From table to farm
Local farm’s pigs have exquisite taste
Slop time at Canopy Farm is a gourmet affair.
“They definitely have their favorites, like the grapes and chunks of pineapple from Bacio,” Benji Vander Mollen said as he dumped a 32-gallon bucket of fruit, vegetables and assorted scraps into—and on top of—a pair of gleefully grunting pigs.
“Sometimes they even get some good-sized chunks of lobster tail from Sicilian Cafe in there,” Vander Mollen continued. “I think they eat better than most people do.”
Indeed, the list of restaurants that contribute compost to feed the farm’s pigs and chickens compose a short list of Chico’s finest dining establishments—Grana, Leon Bistro, Red Tavern, Two Twenty Restaurant and more. It’s a fitting final destination for the leftovers, as some of the fresh, organic produce served at those restaurants originates at the farm.
“It’s like a lot of things in farming—it’s all a big circle with no real beginning or end,” Vander Mollen said. “It goes from the farm to the table and back to the farm again. That’s the kind of thing we like to support and experiment with here.”
Vander Mollen and his partner and co-operator, Auburn Johnson, shared information about other sustainable practices they embrace and explore during a recent visit to Canopy Farm, off Dayton Road just south of Chico. To begin with, they use all-organic methods and other biodynamics—like planting according to lunar cycles, natural pest control and growing a diverse array of fruits and vegetables.
The couple hail from the Midwest, where Vander Mollen grew up in a family of avid gardeners and Johnson spent several years working on farms in Wisconsin. When they moved to Chico four years ago, they wanted to continue developing their agricultural skills, and started interning at the GRUB Cooperative.

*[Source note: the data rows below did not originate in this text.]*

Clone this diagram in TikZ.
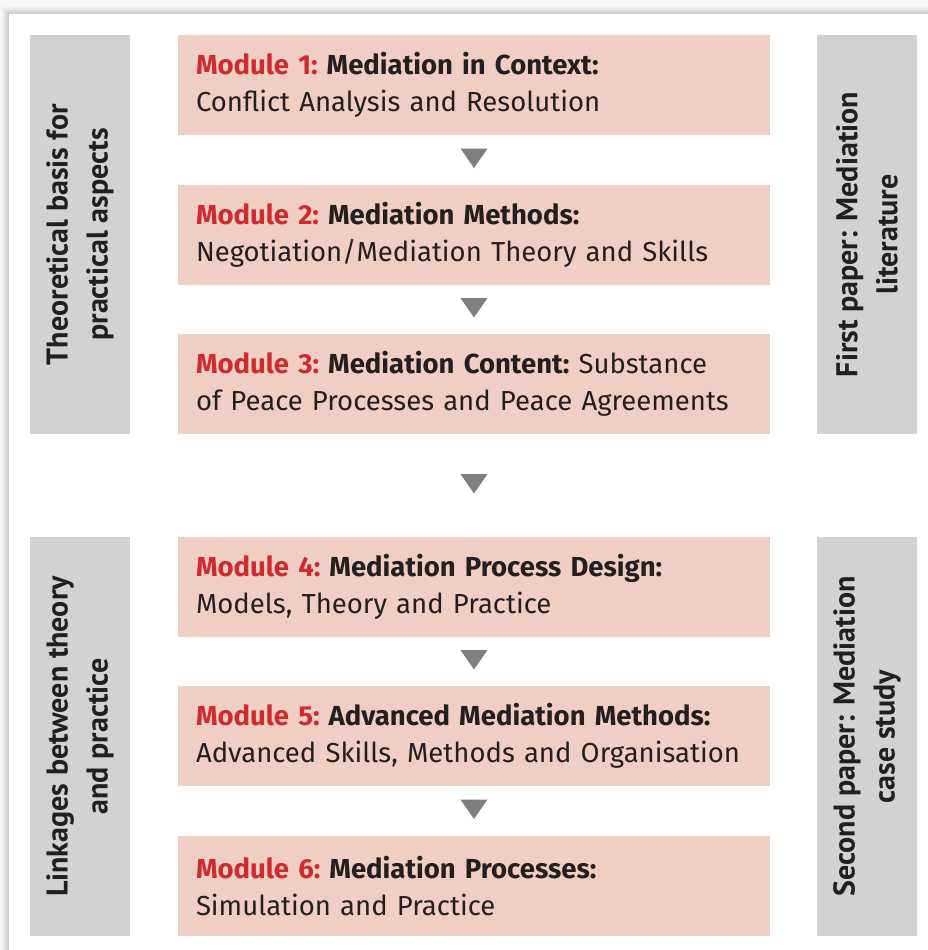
\documentclass[tikz,border=0pt]{standalone}
\usepackage{fontspec}
\setmainfont{Fira Sans}
\newfontfamily\sidefont{PT Sans}
\usetikzlibrary{calc}
\definecolor{modpink}{HTML}{F1CEC3}
\definecolor{modred}{HTML}{CC2B2F}
\definecolor{sidegray}{HTML}{D1D2D4}
\definecolor{trigray}{HTML}{7F7F7F}
\definecolor{inkcol}{HTML}{231F20}
\newcommand{\modhead}[2]{{\color{modred}\bfseries Module #1:}\hspace{9pt}\textbf{#2}}
\begin{document}
\begin{tikzpicture}[x=1pt,y=-1pt,
    modbox/.style={fill=modpink, minimum width=592pt, minimum height=100pt,
      text width=556pt, inner xsep=18pt, align=left, text=inkcol,
      font=\fontsize{27.5}{36.5}\selectfont},
    sidebox/.style={fill=sidegray, rotate=90, minimum width=399pt, minimum height=100pt,
      align=center, text=inkcol, font=\sidefont\fontsize{30}{40}\selectfont\bfseries},
    tri/.style={fill=trigray}]
  \useasboundingbox (0,0) rectangle (928,950);
  % page and its shadow
  \fill[gray!6] (0,0) rectangle (928,950);
  \foreach \d in {1,...,7}
    \fill[black, opacity=0.022] (9-\d,14-\d) rectangle (928,950);
  \fill[white] (9,14) rectangle (928,950);
  % modules
  \node[modbox] (m1) at (474,85) {\modhead{1}{Mediation in Context:}\\Conflict Analysis and Resolution};
  \node[modbox] (m2) at (474,235) {\modhead{2}{Mediation Methods:}\\Negotiation/Mediation Theory and Skills};
  \node[modbox] (m3) at (474,384) {\modhead{3}{Mediation Content:}\hspace{9pt}Substance\\of Peace Processes and Peace Agreements};
  \node[modbox] (m4) at (474,587) {\modhead{4}{Mediation Process Design:}\\Models, Theory and Practice};
  \node[modbox] (m5) at (474,736) {\modhead{5}{Advanced Mediation Methods:}\\Advanced Skills, Methods and Organisation};
  \node[modbox] (m6) at (474,886) {\modhead{6}{Mediation Processes:}\\Simulation and Practice};
  % side labels
  \node[sidebox] (theory) at (80,234.5) {Theoretical basis for\\practical aspects};
  \node[sidebox] (linkage) at (80,736.5) {Linkages between theory\\and practice};
  \node[sidebox] (paper1) at (867,234.5) {First paper: Mediation\\literature};
  \node[sidebox] (paper2) at (867,736.5) {Second paper: Mediation\\case study};
  % arrows between modules
  \foreach \a/\b in {m1/m2,m2/m3,m3/m4,m4/m5,m5/m6}
    \fill[tri] ($(\a.south)!0.5!(\b.north)+(-13.5,-11.5)$) -- ++(27,0) -- ++(-13.5,19.5) -- cycle;
\end{tikzpicture}
\end{document}
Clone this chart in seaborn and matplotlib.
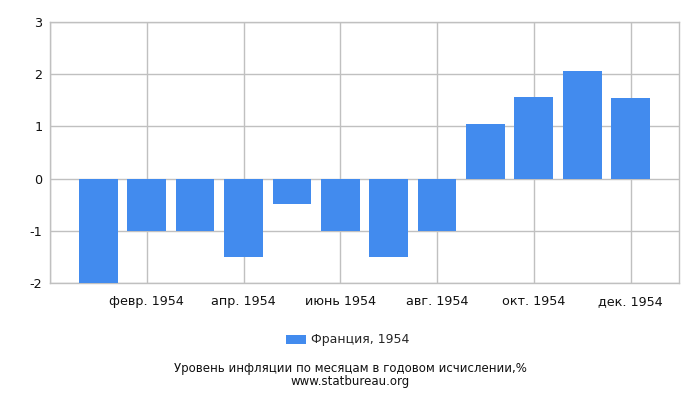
import numpy as np
import pandas as pd
import matplotlib
matplotlib.use("Agg")
import matplotlib.pyplot as plt
import seaborn as sns

months = ["янв. 1954", "февр. 1954", "март 1954", "апр. 1954", "май 1954", "июнь 1954",
          "июль 1954", "авг. 1954", "сент. 1954", "окт. 1954", "нояб. 1954", "дек. 1954"]
values = [-2.0, -1.0, -1.0, -1.51, -0.49, -1.0, -1.51, -1.01, 1.04, 1.56, 2.06, 1.54]
series_name = "Франция, 1954"
y_ticks = [-2, -1, 0, 1, 2, 3]

df = pd.DataFrame({"month": months, "value": values})

sns.set_style("white")
plt.rcParams['font.family'] = ['DejaVu Sans']

fig = plt.figure(figsize=(7, 4), dpi=100)
ax = fig.add_axes([0.0714, 0.2925, 0.8986, 0.6525])

sns.barplot(data=df, x="month", y="value", color="#428bee", saturation=1,
            width=0.8, label=series_name, ax=ax, zorder=3, linewidth=0,
            edgecolor="none")

ax.set_xlim(-1, 12)
ax.set_ylim(-2, 3)
ax.set_yticks(y_ticks)
ax.set_yticklabels([str(t) for t in y_ticks])
tick_pos = [-1] + list(range(1, 12, 2))
ax.set_xticks(tick_pos)
ax.set_xticklabels([""] + [months[i] for i in range(1, 12, 2)])
ax.grid(True, color="#c0c0c0", linewidth=1, zorder=0)
ax.set_axisbelow(True)
for s in ax.spines.values():
    s.set_color("#c0c0c0")
    s.set_linewidth(1)
ax.tick_params(axis="both", length=4, width=1, color="#333333", labelsize=9.2,
               labelcolor="#111111", pad=1.5)
ax.tick_params(axis="x", pad=4.5)
ax.set_xlabel("")
ax.set_ylabel("")

ax.legend(loc="center", bbox_to_anchor=(0.497, 0.15), bbox_transform=fig.transFigure,
          frameon=False, fontsize=9, handlelength=1.6, handleheight=0.7,
          handletextpad=0.4)

fig.text(0.5, 0.062, "Уровень инфляции по месяцам в годовом исчислении,%\nwww.statbureau.org",
         ha="center", va="center", fontsize=8.5, color="#111111", linespacing=0.95)

fig.savefig("out.png", dpi=100)
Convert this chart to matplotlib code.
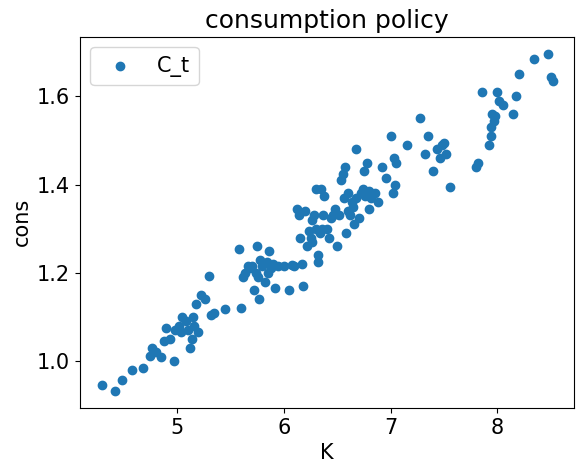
import matplotlib
matplotlib.use("Agg")
import matplotlib.pyplot as plt

K = [4.30,4.42,4.48,4.58,4.68,4.75,4.76,4.80,4.85,4.88,4.90,4.93,4.97,4.98,5.02,5.05,5.04,5.08,5.10,5.12,5.14,5.15,5.16,5.18,5.20,5.22,5.26,5.30,5.32,5.35,5.45,5.58,5.60,5.62,5.64,5.66,5.70,5.72,5.74,5.75,5.76,5.77,5.78,5.80,5.82,5.84,5.86,5.88,5.90,5.92,5.95,6.00,6.05,6.08,6.10,6.12,6.14,6.15,6.17,6.18,6.20,6.22,6.24,6.25,6.26,6.28,6.30,6.30,6.32,6.32,6.34,6.35,6.37,6.38,6.40,6.42,6.44,6.46,6.48,6.50,6.52,6.54,6.55,6.56,6.57,6.58,6.60,6.60,6.62,6.64,6.65,6.66,6.68,6.68,6.70,6.72,6.74,6.75,6.76,6.78,6.80,6.80,6.82,6.85,6.88,6.92,6.96,7.00,7.02,7.03,7.04,7.05,7.15,7.28,7.32,7.35,7.40,7.44,7.46,7.48,7.50,7.52,7.56,7.80,7.82,7.86,7.92,7.94,7.95,7.97,7.98,8.00,8.02,8.05,8.15,8.18,8.20,8.34,8.48,8.50,8.52,7.94,6.26,6.36,5.68,5.85]
C = [0.945,0.932,0.958,0.98,0.985,1.012,1.03,1.02,1.01,1.045,1.075,1.05,1.0,1.07,1.08,1.10,1.065,1.09,1.07,1.03,1.05,1.10,1.08,1.13,1.065,1.15,1.14,1.193,1.105,1.11,1.118,1.253,1.12,1.19,1.20,1.215,1.215,1.16,1.20,1.26,1.19,1.14,1.23,1.215,1.18,1.225,1.25,1.21,1.22,1.165,1.215,1.215,1.16,1.218,1.215,1.345,1.33,1.28,1.22,1.17,1.34,1.26,1.295,1.28,1.32,1.33,1.39,1.30,1.24,1.225,1.29,1.39,1.33,1.375,1.30,1.28,1.325,1.33,1.345,1.26,1.33,1.41,1.425,1.37,1.44,1.29,1.34,1.38,1.33,1.36,1.35,1.31,1.37,1.48,1.325,1.38,1.39,1.43,1.375,1.45,1.385,1.345,1.37,1.38,1.36,1.44,1.415,1.51,1.38,1.46,1.40,1.45,1.49,1.55,1.47,1.51,1.43,1.48,1.46,1.49,1.495,1.47,1.395,1.44,1.45,1.61,1.49,1.53,1.56,1.545,1.555,1.61,1.59,1.58,1.56,1.60,1.65,1.685,1.695,1.645,1.635,1.51,1.27,1.30,1.21,1.20]

plt.rcParams['font.size'] = 15
fig, ax = plt.subplots(figsize=(5.84, 4.72), dpi=100)
ax.scatter(K, C, label="C_t", color="#1f77b4")
ax.set_title("consumption policy", fontsize=18)
ax.set_xlabel("K")
ax.set_ylabel("cons")
ax.set_xlim(4.09, 8.72)
ax.set_ylim(0.894, 1.735)
ax.set_yticks([1.0, 1.2, 1.4, 1.6])
ax.legend(loc="upper left")
fig.subplots_adjust(left=0.137, right=0.983, top=0.922, bottom=0.136)
fig.savefig("out.png")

“We had to learn how to do some things differently out here, like growing with irrigation as opposed to the natural rain cycle,” Vander Mollen said. “Farming anywhere is all about timing, but the timing is a lot different out here.”
The duo started their own operation three years ago, when the opportunity arose to caretake a piece of farmland off Dayton Road that had been fallowed for 25 years. Vander Mollen and Johnson chose the name based both on the centuries-old oak trees dotting the property and the term’s relevance in permaculture circles: “There’s everything from microorganisms up to that we are all here under the canopy, and we try to use that life to promote more life,” Vander Mollen said.
The farm grows an assortment of produce—including sugar snap peas, rainbow chard and Peruvian golden berries—that are sold to the aforementioned restaurants and other local eateries, Chico Natural Foods, and at the Wednesday farmers’ market in the North Valley Plaza parking lot.
Canopy Farm assumed GRUB’s composting and hog operations when the collective lost its lease last year. Vander Mollen and Johnson currently raise four hogs a year that are then prepared at Chico Locker and Sausage Co. The couple keep half a hog for their own use, and sell the others by the whole pig through a co-op program; they are not currently permitted to piece out the hogs, though Vander Mollen said they may expand the program in the future.
“You can really tell these pigs lived and ate well by the quality of the meat,” he said of the final product. “The fact you can take some old apples and stuff and turn it into bacon … that’s magic.”